▶ _INSTRUCTIONS TO FOLLOW_
In your copy, leave out the pictures; write out all the data exactly.

>> Begin DATASET EXCERPT

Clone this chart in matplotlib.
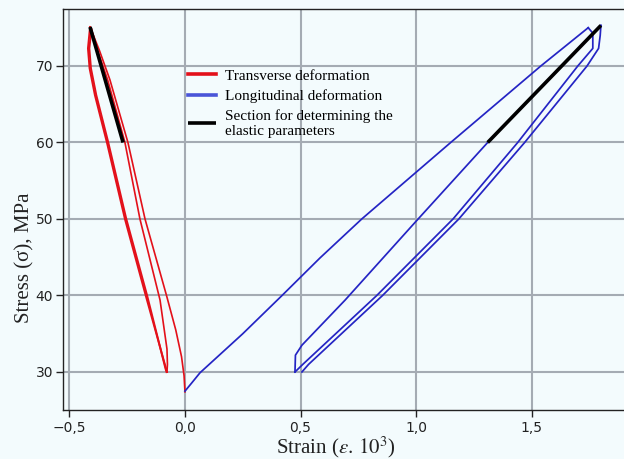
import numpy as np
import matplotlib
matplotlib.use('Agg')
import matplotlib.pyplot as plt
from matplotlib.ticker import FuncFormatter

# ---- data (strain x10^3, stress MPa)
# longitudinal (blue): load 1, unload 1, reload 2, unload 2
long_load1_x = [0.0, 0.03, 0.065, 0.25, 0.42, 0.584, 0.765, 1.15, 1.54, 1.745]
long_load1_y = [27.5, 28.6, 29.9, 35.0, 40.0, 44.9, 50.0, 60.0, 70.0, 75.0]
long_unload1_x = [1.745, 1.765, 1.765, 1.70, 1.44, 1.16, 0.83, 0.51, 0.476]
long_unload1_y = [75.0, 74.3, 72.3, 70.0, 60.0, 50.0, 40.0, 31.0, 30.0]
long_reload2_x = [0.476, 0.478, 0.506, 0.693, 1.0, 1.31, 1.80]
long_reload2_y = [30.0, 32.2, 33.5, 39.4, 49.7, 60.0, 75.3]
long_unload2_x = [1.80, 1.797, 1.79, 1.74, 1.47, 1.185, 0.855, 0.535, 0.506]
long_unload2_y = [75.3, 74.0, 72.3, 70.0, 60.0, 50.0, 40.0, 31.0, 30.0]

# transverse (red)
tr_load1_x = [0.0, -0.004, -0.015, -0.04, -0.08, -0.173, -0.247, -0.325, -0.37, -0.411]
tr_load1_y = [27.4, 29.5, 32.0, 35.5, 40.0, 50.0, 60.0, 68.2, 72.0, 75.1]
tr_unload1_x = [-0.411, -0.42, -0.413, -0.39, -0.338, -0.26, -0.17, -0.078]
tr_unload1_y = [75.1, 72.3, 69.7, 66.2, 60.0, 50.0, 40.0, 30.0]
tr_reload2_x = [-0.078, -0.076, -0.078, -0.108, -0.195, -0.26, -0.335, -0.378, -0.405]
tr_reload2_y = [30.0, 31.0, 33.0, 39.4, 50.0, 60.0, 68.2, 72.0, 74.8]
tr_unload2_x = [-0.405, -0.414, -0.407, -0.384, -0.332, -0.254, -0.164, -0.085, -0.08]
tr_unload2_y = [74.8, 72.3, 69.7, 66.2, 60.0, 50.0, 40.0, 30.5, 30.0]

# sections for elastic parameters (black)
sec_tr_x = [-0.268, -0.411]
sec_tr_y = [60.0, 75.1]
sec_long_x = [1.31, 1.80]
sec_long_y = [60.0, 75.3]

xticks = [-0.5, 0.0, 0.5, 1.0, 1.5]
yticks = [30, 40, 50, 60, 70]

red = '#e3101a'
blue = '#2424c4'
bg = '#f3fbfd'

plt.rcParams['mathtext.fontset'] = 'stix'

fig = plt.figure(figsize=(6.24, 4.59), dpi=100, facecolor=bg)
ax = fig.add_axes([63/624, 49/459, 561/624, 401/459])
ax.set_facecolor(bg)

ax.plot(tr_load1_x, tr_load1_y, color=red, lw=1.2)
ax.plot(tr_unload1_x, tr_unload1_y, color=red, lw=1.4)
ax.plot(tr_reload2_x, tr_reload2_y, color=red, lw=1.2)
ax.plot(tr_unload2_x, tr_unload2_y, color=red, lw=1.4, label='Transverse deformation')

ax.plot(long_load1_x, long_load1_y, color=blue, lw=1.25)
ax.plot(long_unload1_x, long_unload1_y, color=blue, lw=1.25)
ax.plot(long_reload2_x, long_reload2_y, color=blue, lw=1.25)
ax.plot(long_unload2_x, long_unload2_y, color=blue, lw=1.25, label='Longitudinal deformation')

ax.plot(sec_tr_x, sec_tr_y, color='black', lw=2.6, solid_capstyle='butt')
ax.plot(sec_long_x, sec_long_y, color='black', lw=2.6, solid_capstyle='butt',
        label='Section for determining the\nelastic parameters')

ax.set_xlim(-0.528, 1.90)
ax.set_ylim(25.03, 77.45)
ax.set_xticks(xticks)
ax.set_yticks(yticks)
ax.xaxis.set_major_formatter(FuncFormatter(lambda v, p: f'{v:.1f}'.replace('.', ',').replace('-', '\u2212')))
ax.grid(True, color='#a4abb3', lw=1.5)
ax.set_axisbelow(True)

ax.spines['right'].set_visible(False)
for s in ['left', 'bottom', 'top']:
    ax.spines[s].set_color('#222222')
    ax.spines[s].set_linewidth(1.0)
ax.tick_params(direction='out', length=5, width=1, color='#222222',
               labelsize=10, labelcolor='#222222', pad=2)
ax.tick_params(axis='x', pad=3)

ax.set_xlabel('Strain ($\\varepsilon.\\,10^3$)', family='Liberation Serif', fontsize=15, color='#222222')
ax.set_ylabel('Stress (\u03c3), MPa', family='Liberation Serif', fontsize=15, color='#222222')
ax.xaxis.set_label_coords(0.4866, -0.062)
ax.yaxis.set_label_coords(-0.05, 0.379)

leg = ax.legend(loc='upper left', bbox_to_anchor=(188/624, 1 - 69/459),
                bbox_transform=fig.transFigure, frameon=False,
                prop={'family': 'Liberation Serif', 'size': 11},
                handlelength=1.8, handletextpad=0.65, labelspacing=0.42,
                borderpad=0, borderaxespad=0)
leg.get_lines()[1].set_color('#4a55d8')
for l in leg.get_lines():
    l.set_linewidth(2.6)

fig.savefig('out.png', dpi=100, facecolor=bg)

>> End DATASET EXCERPT

▶ _RESULT FOR THIS EXERCISE_
Clone this chart in matplotlib.
import numpy as np
import matplotlib
matplotlib.use('Agg')
import matplotlib.pyplot as plt
from matplotlib.ticker import FuncFormatter

# ---- data (strain x10^3, stress MPa)
# longitudinal (blue): load 1, unload 1, reload 2, unload 2
long_load1_x = [0.0, 0.03, 0.065, 0.25, 0.42, 0.584, 0.765, 1.15, 1.54, 1.745]
long_load1_y = [27.5, 28.6, 29.9, 35.0, 40.0, 44.9, 50.0, 60.0, 70.0, 75.0]
long_unload1_x = [1.745, 1.765, 1.765, 1.70, 1.44, 1.16, 0.83, 0.51, 0.476]
long_unload1_y = [75.0, 74.3, 72.3, 70.0, 60.0, 50.0, 40.0, 31.0, 30.0]
long_reload2_x = [0.476, 0.478, 0.506, 0.693, 1.0, 1.31, 1.80]
long_reload2_y = [30.0, 32.2, 33.5, 39.4, 49.7, 60.0, 75.3]
long_unload2_x = [1.80, 1.797, 1.79, 1.74, 1.47, 1.185, 0.855, 0.535, 0.506]
long_unload2_y = [75.3, 74.0, 72.3, 70.0, 60.0, 50.0, 40.0, 31.0, 30.0]

# transverse (red)
tr_load1_x = [0.0, -0.004, -0.015, -0.04, -0.08, -0.173, -0.247, -0.325, -0.37, -0.411]
tr_load1_y = [27.4, 29.5, 32.0, 35.5, 40.0, 50.0, 60.0, 68.2, 72.0, 75.1]
tr_unload1_x = [-0.411, -0.42, -0.413, -0.39, -0.338, -0.26, -0.17, -0.078]
tr_unload1_y = [75.1, 72.3, 69.7, 66.2, 60.0, 50.0, 40.0, 30.0]
tr_reload2_x = [-0.078, -0.076, -0.078, -0.108, -0.195, -0.26, -0.335, -0.378, -0.405]
tr_reload2_y = [30.0, 31.0, 33.0, 39.4, 50.0, 60.0, 68.2, 72.0, 74.8]
tr_unload2_x = [-0.405, -0.414, -0.407, -0.384, -0.332, -0.254, -0.164, -0.085, -0.08]
tr_unload2_y = [74.8, 72.3, 69.7, 66.2, 60.0, 50.0, 40.0, 30.5, 30.0]

# sections for elastic parameters (black)
sec_tr_x = [-0.268, -0.411]
sec_tr_y = [60.0, 75.1]
sec_long_x = [1.31, 1.80]
sec_long_y = [60.0, 75.3]

xticks = [-0.5, 0.0, 0.5, 1.0, 1.5]
yticks = [30, 40, 50, 60, 70]

red = '#e3101a'
blue = '#2424c4'
bg = '#f3fbfd'

plt.rcParams['mathtext.fontset'] = 'stix'

fig = plt.figure(figsize=(6.24, 4.59), dpi=100, facecolor=bg)
ax = fig.add_axes([63/624, 49/459, 561/624, 401/459])
ax.set_facecolor(bg)

ax.plot(tr_load1_x, tr_load1_y, color=red, lw=1.2)
ax.plot(tr_unload1_x, tr_unload1_y, color=red, lw=1.4)
ax.plot(tr_reload2_x, tr_reload2_y, color=red, lw=1.2)
ax.plot(tr_unload2_x, tr_unload2_y, color=red, lw=1.4, label='Transverse deformation')

ax.plot(long_load1_x, long_load1_y, color=blue, lw=1.25)
ax.plot(long_unload1_x, long_unload1_y, color=blue, lw=1.25)
ax.plot(long_reload2_x, long_reload2_y, color=blue, lw=1.25)
ax.plot(long_unload2_x, long_unload2_y, color=blue, lw=1.25, label='Longitudinal deformation')

ax.plot(sec_tr_x, sec_tr_y, color='black', lw=2.6, solid_capstyle='butt')
ax.plot(sec_long_x, sec_long_y, color='black', lw=2.6, solid_capstyle='butt',
        label='Section for determining the\nelastic parameters')

ax.set_xlim(-0.528, 1.90)
ax.set_ylim(25.03, 77.45)
ax.set_xticks(xticks)
ax.set_yticks(yticks)
ax.xaxis.set_major_formatter(FuncFormatter(lambda v, p: f'{v:.1f}'.replace('.', ',').replace('-', '\u2212')))
ax.grid(True, color='#a4abb3', lw=1.5)
ax.set_axisbelow(True)

ax.spines['right'].set_visible(False)
for s in ['left', 'bottom', 'top']:
    ax.spines[s].set_color('#222222')
    ax.spines[s].set_linewidth(1.0)
ax.tick_params(direction='out', length=5, width=1, color='#222222',
               labelsize=10, labelcolor='#222222', pad=2)
ax.tick_params(axis='x', pad=3)

ax.set_xlabel('Strain ($\\varepsilon.\\,10^3$)', family='Liberation Serif', fontsize=15, color='#222222')
ax.set_ylabel('Stress (\u03c3), MPa', family='Liberation Serif', fontsize=15, color='#222222')
ax.xaxis.set_label_coords(0.4866, -0.062)
ax.yaxis.set_label_coords(-0.05, 0.379)

leg = ax.legend(loc='upper left', bbox_to_anchor=(188/624, 1 - 69/459),
                bbox_transform=fig.transFigure, frameon=False,
                prop={'family': 'Liberation Serif', 'size': 11},
                handlelength=1.8, handletextpad=0.65, labelspacing=0.42,
                borderpad=0, borderaxespad=0)
leg.get_lines()[1].set_color('#4a55d8')
for l in leg.get_lines():
    l.set_linewidth(2.6)

fig.savefig('out.png', dpi=100, facecolor=bg)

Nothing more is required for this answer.